Roaring past the boathouses, the powerful Oriel crew had pushed right up on Balliol and were soon overlapping them by a foot. Balliol cox Zhan Su however bravely steered his boat away from its hot pursuers as his crew held their advantage all the way up to the line, sending their chasing supporters racing joyously back down the riverbank with their arms triumphantly aloft.
By all accounts it was a deserved victory for an experienced crew who enjoyed a sensational blade-winning performance at Torpids earlier this year, confirming the club’s dominance throughout this year. Although much of the pre-race hype had focused on a Christ Church crew stacked with Blues oarsmen and an Oriel boat that included 36-year-old American World Cup gold medalist Michael Wherley, Balliol demonstrated outstanding technique and rhythm bordering on the sheer mechanical to go the head for the first time since the spring of 1956.
It marked the end of Magdalen’s own stranglehold on the headship since 2004, as they slid down to a disappointing fourth place on the river, whilst the hotly-tipped Pembroke also dropped from second to fifth after breaking their rudder on the first day. The fall of both crews, both extremely talented, can be attributed chiefly to an impeccable standard of Eights at the top of the men’s division unseen in recent years.
There was a similar show of immaculate rowing in the Women’s Division I, with much of the praise deservingly being showered on what proved once again to be a formidable Teddy Hall crew. Racing to retain the headship, the result was quite simply never in doubt, as they comfortably outclassed the boats behind them with an exhibition of strength that no-one in the division could match.
Finishing off the week as they had started it – ahead of Christ Church – their captain Helen Taylor was absolutely delighted with finishing head of the river for the third successive year. ‘It’s absolutely incredible,’ she said. ‘We didn’t expect to be able to row that well.’
Reflecting on the margin of their victory on a windy last day, she admitted: ‘I don’t know where that came from. We had been rowing well all week, but that last row-over just felt so good. It’s amazing.’
As the winning crews toasted their success however, others were forced to ponder a more subdued Summer Eights. Amongst the disappointed men’s crews were Keble, who suffered the indignity of ‘spoons’ having being bumped down every day from seventh to eleventh on the river. Exeter only escaped the dubious award themselves by holding off Wadham on the final day to cling onto the last spot in Men’s Division I.
Meanwhile Worcester were left thanking their lucky stars, having fulfilled all the pessimistic pre-Eights predictions by being comprehensibly bumped on the first three days. Having dropped a horrifying ten places down the river during Torpids last term, they were saved from their second successive set of spoons when Trinity were bumped just as they were closing in on them, securing blades for a veteran Wolfson crew who were the stand-out boat of Division II.

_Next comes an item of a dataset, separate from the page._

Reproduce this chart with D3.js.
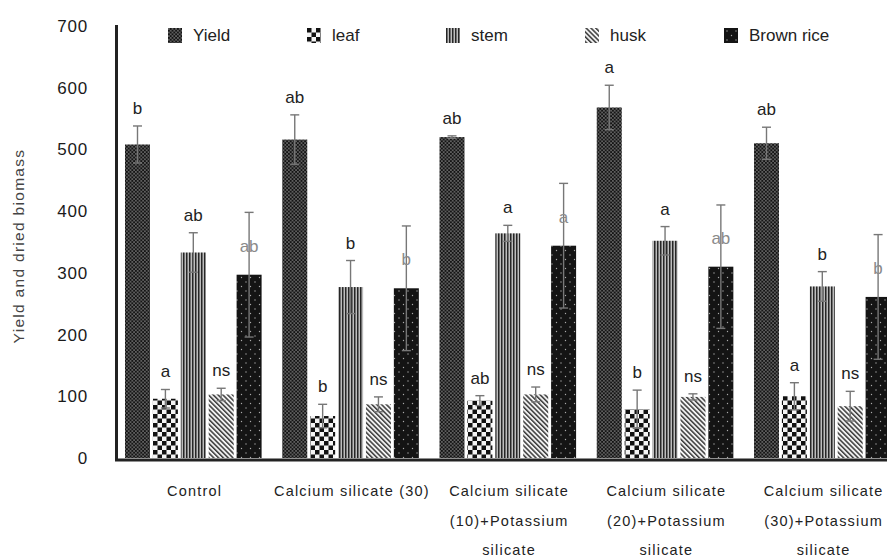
<!DOCTYPE html>
<html><head><meta charset="utf-8">
<script src="https://cdn.jsdelivr.net/npm/d3@7"></script>
<style>
html,body{margin:0;padding:0;background:#fff;overflow:hidden}
text{font-family:"Liberation Sans",Arial,sans-serif}
</style>
</head><body>
<svg id="chart" width="887" height="557"></svg>
<script>
// ---------- data ----------
const categories = [
  ["Control"],
  ["Calcium silicate (30)"],
  ["Calcium silicate", "(10)+Potassium", "silicate"],
  ["Calcium silicate", "(20)+Potassium", "silicate"],
  ["Calcium silicate", "(30)+Potassium", "silicate"]
];
const seriesNames = ["Yield", "leaf", "stem", "husk", "Brown rice"];

const yieldValues = [508, 516, 520, 568, 510];
const yieldErrors = [30, 40, 2, 36, 26];
const yieldLetters = ["b", "ab", "ab", "a", "ab"];

const leafValues = [96, 68, 93, 79, 100];
const leafErrors = [15, 19, 8, 31, 22];
const leafLetters = ["a", "b", "ab", "b", "a"];

const stemValues = [333, 277, 364, 352, 278];
const stemErrors = [32, 43, 13, 23, 24];
const stemLetters = ["ab", "b", "a", "a", "b"];

const huskValues = [103, 87, 103, 99, 84];
const huskErrors = [10, 12, 12, 5, 24];
const huskLetters = ["ns", "ns", "ns", "ns", "ns"];

const brownValues = [297, 275, 344, 310, 261];
const brownErrors = [101, 101, 101, 100, 101];
const brownLetters = ["ab", "b", "a", "ab", "b"];

const yTicks = [0, 100, 200, 300, 400, 500, 600, 700];
const yTitle = "Yield and dried biomass";

// ---------- build table ----------
const seriesValues = [yieldValues, leafValues, stemValues, huskValues, brownValues];
const seriesErrors = [yieldErrors, leafErrors, stemErrors, huskErrors, brownErrors];
const seriesLetters = [yieldLetters, leafLetters, stemLetters, huskLetters, brownLetters];
const catKeys = categories.map(c => c.join(" "));
const rows = [];
catKeys.forEach((c, ci) => {
  seriesNames.forEach((s, si) => {
    rows.push({cat: c, series: s, si, value: seriesValues[si][ci], err: seriesErrors[si][ci], letter: seriesLetters[si][ci]});
  });
});

// ---------- svg / patterns ----------
const svg = d3.select("#chart");
const defs = svg.append("defs");

// Yield: black with white dots
let p = defs.append("pattern").attr("id", "pYield").attr("patternUnits", "userSpaceOnUse").attr("width", 3.6).attr("height", 3.6);
p.append("rect").attr("width", 3.6).attr("height", 3.6).attr("fill", "#141414");
p.append("circle").attr("cx", 0.9).attr("cy", 0.9).attr("r", 0.65).attr("fill", "#d0d0d0");
p.append("circle").attr("cx", 2.7).attr("cy", 2.7).attr("r", 0.65).attr("fill", "#d0d0d0");

// leaf: checkerboard
p = defs.append("pattern").attr("id", "pLeaf").attr("patternUnits", "userSpaceOnUse").attr("width", 9).attr("height", 9);
p.append("rect").attr("width", 9).attr("height", 9).attr("fill", "#f4f4f4");
p.append("rect").attr("width", 4.5).attr("height", 4.5).attr("fill", "#111");
p.append("rect").attr("x", 4.5).attr("y", 4.5).attr("width", 4.5).attr("height", 4.5).attr("fill", "#111");

// stem: vertical stripes
p = defs.append("pattern").attr("id", "pStem").attr("patternUnits", "userSpaceOnUse").attr("width", 3).attr("height", 3);
p.append("rect").attr("width", 3).attr("height", 3).attr("fill", "#bdbdbd");
p.append("rect").attr("width", 1.5).attr("height", 3).attr("fill", "#262626");

// husk: diagonal stripes "\"
p = defs.append("pattern").attr("id", "pHusk").attr("patternUnits", "userSpaceOnUse").attr("width", 3.4).attr("height", 3.4).attr("patternTransform", "rotate(-45)");
p.append("rect").attr("width", 3.4).attr("height", 3.4).attr("fill", "#f2f2f2");
p.append("rect").attr("width", 1.5).attr("height", 3.4).attr("fill", "#3a3a3a");

// Brown rice: black with sparse dots
p = defs.append("pattern").attr("id", "pBrown").attr("patternUnits", "userSpaceOnUse").attr("width", 9).attr("height", 9);
p.append("rect").attr("width", 9).attr("height", 9).attr("fill", "#141414");
p.append("circle").attr("cx", 3).attr("cy", 3).attr("r", 0.7).attr("fill", "#aaa");
p.append("circle").attr("cx", 7.5).attr("cy", 7.5).attr("r", 0.7).attr("fill", "#aaa");

const fills = d3.scaleOrdinal().domain(seriesNames).range(["url(#pYield)", "url(#pLeaf)", "url(#pStem)", "url(#pHusk)", "url(#pBrown)"]);

// ---------- scales ----------
const x0 = d3.scaleBand().domain(catKeys).range([116, 902.25]).paddingInner(0).paddingOuter(0);
const x1 = d3.scaleBand().domain(seriesNames).range([9, 9 + (5 - 0.104) * 27.9]).paddingInner(0.104).paddingOuter(0);
const y = d3.scaleLinear().domain([0, 700]).range([458, 26]);

// ---------- bars ----------
const g = svg.append("g");
g.selectAll("rect.bar").data(rows).join("rect")
  .attr("class", "bar")
  .attr("x", d => x0(d.cat) + x1(d.series))
  .attr("y", d => y(d.value))
  .attr("width", x1.bandwidth())
  .attr("height", d => y(0) - y(d.value))
  .attr("fill", d => fills(d.series));

// error bars
const cx = d => x0(d.cat) + x1(d.series) + x1.bandwidth() / 2;
const eg = g.selectAll("g.err").data(rows).join("g").attr("class", "err")
  .attr("stroke", "#777").attr("stroke-width", 1.4);
eg.append("line").attr("x1", cx).attr("x2", cx).attr("y1", d => y(d.value - d.err)).attr("y2", d => y(d.value + d.err));
eg.append("line").attr("x1", d => cx(d) - 4.5).attr("x2", d => cx(d) + 4.5).attr("y1", d => y(d.value + d.err)).attr("y2", d => y(d.value + d.err));
eg.append("line").attr("x1", d => cx(d) - 4.5).attr("x2", d => cx(d) + 4.5).attr("y1", d => y(d.value - d.err)).attr("y2", d => y(d.value - d.err));

// significance letters
g.selectAll("text.letter").data(rows).join("text")
  .attr("class", "letter")
  .attr("x", cx)
  .attr("y", d => d.si === 4 ? y(d.value) - 23 : y(d.value + d.err) - 12)
  .attr("text-anchor", "middle")
  .attr("font-size", 17)
  .attr("fill", d => d.si === 4 ? "#8a8a8a" : "#222")
  .text(d => d.letter);

// ---------- axes ----------
const yAxis = svg.append("g").attr("transform", "translate(116,0)")
  .call(d3.axisLeft(y).tickValues(yTicks).tickSize(0).tickPadding(28));
yAxis.select(".domain").attr("stroke", "#222").attr("stroke-width", 3).attr("stroke-linecap", "square");
yAxis.selectAll("text").attr("font-size", 17).attr("fill", "#1a1a1a").attr("letter-spacing", "0.8px")
  .attr("font-family", '"Liberation Sans",Arial,sans-serif');

const xAxis = svg.append("g").attr("transform", "translate(0,459.5)")
  .call(d3.axisBottom(x0).tickSize(0).tickSizeOuter(0));
xAxis.select(".domain").attr("stroke", "#222").attr("stroke-width", 3).attr("stroke-linecap", "square");
xAxis.selectAll(".tick text").each(function(d, i) {
  const t = d3.select(this);
  t.text(null).attr("y", 0).attr("dy", null)
    .attr("font-size", 14.5).attr("fill", "#222").attr("letter-spacing", "1.2px")
    .attr("font-family", '"Liberation Sans",Arial,sans-serif');
  categories[i].forEach((line, li) => {
    t.append("tspan").attr("x", 0).attr("y", 36.5 + li * 29.5).text(line);
  });
});

// y title
svg.append("text")
  .attr("transform", "translate(18,246) rotate(-90)")
  .attr("text-anchor", "middle")
  .attr("dominant-baseline", "central")
  .attr("font-size", 15.5)
  .attr("letter-spacing", "1.3px")
  .attr("fill", "#444")
  .text(yTitle);

// ---------- legend ----------
const legend = svg.append("g").selectAll("g").data(seriesNames).join("g")
  .attr("transform", (d, i) => `translate(${168 + i * 139},28)`);
legend.append("rect").attr("width", 14).attr("height", 15).attr("fill", d => fills(d));
legend.append("text").attr("x", 25).attr("y", 13).attr("font-size", 17).attr("fill", "#222").text(d => d);
</script>
</body></html>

Amongst the women, it was Somervile who went home with a new set of cutlery, as they plummeted from fourth to eighth in Women’s Division I, whilst their rivals Osler-Green rose two places to third.
Climbing back into Oxford rowing’s top tier was a rejuvenated New College M1, although much of the limelight was dedicated to the progress of the galactico oarsmen in Christ Church’s boat. Brimming with Blues and American graduate students from their affiliated Kellogg College, the aptly nicknamed ‘Gunship’ even paddled up to the start on the first day uniformly clad in khaki vests and tin helmets.
Despite three bumps over the course of the week however, they were to be denied blades after Oriel caught Pembroke ahead of them on the second day.
It would prove to be the major talking point of this year’s Summer Eights, after it later emerged that Oriel had in fact subbed in their coach, former Great Britain rower Henry Bailhache-Webb, after one of their rowers was struck down by illness – despite Webb having never studied at Oxford University.
The controversy saw both the Pembroke and Christ Church men’s crews taking to the water on the third day wearing t-shirts reading ‘I’m at Oxford,’ as Oriel received loud choruses of boos whenever passing the infuriated spectators around the Pembroke and Christ Church boathouses.
Oriel Men’s Captain David Woods declined to comment, but it is believed that his crew escaped reprimand due to the fact that Webb was subbing in for a current GB rower and so was not technically improving the rowing standard of the boat.
Webb was back to watching from the bank, however, when his crew were later held off by Balliol to round off a truly memorable week.